4)  Left fielder:  Many have been barking how the team lacks legitimacy at this position.  I don’t see it. I am perfectly fine with having Fernando Tatis, David Murphy, and Nick Evans platoon, which the Mets have so-far indicated is the plan.


     If last year was any indication, clearly Tatis has some Mets magic up his sleeve.  As for Murphy and Evans, they strike me as the kind of kids who quietly continue to develop, and before you know it can be found on an All-Star roster. 


But since this is the season for wishing, and because Minaya has shown anything is possible, there are two obtainable options worth considering, Raul Ibanez and Bobby Abreu.
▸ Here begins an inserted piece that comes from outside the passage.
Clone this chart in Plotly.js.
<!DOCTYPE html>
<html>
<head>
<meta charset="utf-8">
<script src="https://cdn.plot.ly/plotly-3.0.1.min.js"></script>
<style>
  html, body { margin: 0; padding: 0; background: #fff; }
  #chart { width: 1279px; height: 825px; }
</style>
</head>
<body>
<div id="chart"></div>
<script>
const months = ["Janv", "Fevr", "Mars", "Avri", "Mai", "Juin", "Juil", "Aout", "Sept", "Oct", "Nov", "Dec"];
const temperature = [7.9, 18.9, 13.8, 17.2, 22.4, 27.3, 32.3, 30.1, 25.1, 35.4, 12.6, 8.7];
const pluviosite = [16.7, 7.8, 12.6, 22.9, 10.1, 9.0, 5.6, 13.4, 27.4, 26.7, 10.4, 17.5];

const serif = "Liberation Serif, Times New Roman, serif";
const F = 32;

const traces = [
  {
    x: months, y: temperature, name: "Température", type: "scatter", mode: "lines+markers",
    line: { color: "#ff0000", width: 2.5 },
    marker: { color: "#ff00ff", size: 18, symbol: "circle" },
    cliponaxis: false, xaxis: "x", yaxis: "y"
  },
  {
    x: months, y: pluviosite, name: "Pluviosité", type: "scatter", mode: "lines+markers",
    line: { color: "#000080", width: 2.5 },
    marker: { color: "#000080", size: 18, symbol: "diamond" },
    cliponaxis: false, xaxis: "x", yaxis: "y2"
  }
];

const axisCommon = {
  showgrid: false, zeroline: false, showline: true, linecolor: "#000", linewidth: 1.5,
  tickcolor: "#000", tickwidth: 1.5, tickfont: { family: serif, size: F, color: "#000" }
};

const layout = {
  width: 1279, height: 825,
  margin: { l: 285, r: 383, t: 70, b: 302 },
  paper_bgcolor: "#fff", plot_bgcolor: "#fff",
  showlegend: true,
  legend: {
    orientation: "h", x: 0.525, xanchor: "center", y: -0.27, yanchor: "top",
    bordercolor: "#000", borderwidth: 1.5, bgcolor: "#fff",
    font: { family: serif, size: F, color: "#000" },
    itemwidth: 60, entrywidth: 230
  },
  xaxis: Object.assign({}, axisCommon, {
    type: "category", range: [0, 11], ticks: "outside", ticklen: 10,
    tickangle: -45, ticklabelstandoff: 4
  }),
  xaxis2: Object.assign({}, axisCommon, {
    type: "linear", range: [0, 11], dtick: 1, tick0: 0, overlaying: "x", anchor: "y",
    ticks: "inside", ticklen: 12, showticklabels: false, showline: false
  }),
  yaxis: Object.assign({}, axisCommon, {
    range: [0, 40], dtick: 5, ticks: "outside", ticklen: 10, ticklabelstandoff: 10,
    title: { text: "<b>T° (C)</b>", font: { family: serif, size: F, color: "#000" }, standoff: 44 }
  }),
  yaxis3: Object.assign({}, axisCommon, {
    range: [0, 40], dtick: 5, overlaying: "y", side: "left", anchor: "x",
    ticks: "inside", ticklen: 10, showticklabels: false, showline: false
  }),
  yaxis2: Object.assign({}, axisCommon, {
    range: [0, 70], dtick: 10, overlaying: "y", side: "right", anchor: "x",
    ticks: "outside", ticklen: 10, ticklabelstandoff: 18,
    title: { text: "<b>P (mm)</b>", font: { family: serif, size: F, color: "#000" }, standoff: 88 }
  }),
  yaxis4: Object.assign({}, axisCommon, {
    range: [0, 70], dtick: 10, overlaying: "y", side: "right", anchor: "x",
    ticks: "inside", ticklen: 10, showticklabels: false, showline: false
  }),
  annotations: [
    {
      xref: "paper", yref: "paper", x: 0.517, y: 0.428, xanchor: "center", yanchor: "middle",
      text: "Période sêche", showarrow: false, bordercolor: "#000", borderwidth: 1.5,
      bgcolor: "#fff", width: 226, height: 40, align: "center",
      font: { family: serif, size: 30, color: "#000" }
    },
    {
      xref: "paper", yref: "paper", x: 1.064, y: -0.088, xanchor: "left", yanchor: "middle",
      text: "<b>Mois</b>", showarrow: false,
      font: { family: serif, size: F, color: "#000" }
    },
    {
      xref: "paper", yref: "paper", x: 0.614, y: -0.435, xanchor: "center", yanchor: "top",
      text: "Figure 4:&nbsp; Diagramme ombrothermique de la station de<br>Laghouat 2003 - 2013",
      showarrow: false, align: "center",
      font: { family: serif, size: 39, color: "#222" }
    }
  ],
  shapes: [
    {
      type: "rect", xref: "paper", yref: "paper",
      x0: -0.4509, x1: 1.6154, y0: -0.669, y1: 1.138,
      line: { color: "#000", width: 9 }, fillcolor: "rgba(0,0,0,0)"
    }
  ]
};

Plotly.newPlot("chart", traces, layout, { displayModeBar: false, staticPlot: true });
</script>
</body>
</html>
Oddly enough, I have read some rumblings saying the Mets have had some reservations about adding another left-hand batter (which both Ibanez and Abreu are) to the lineup, with the likes of Cole Hamels and Josh Johnson in the division, but I would not give such concerns any notice.


Both are veteran hitters with great bats on their shoulders and heads for the game.


If push came to shove and I had to pick one over the other, I would go with Abreu. Although each’s age is an issue, Abreu is two years younger. Abreu is also more of a complete player as a 20-20 threat and a more accomplished outfielder. 


Additionally, even though Ibanez is a native New Yorker, it is unknown, considering he has spent his career playing in Kansas City and Seattle, how he would react to the pressure of the east coast.


That all said, I still wouldn’t break the bank for either of these guys if with they were to  push for a multi-year deal.


5)  Resign Pedro! If the Mets aren’t able to sign both Perez and Lowe, which seems entirely likely, I would not hesitate to resign Pedro Martinez, who has shown interest in returning to New York. No one would argue that Pedro is still in his prime (or anywhere near it, for that matter). At the same time, no one would doubt the positive influence he has played on this ball club both as a leader and as a teacher. 


His numbers last year were atrocious, but this might mean the Mets may be able to craft a contract more to their liking—possibly including a condition saying if Pedro’s troubles continue starting, he could be moved to the bullpen…to coach!

This is all especially true if the Mets are able to resign Oliver Perez, who has made some strides working with Pedro the past few years. Not to mention, since his numbers from last season were so dismal means, as legendarily optimistic Met fans seem to always say, they’ll definitely be season.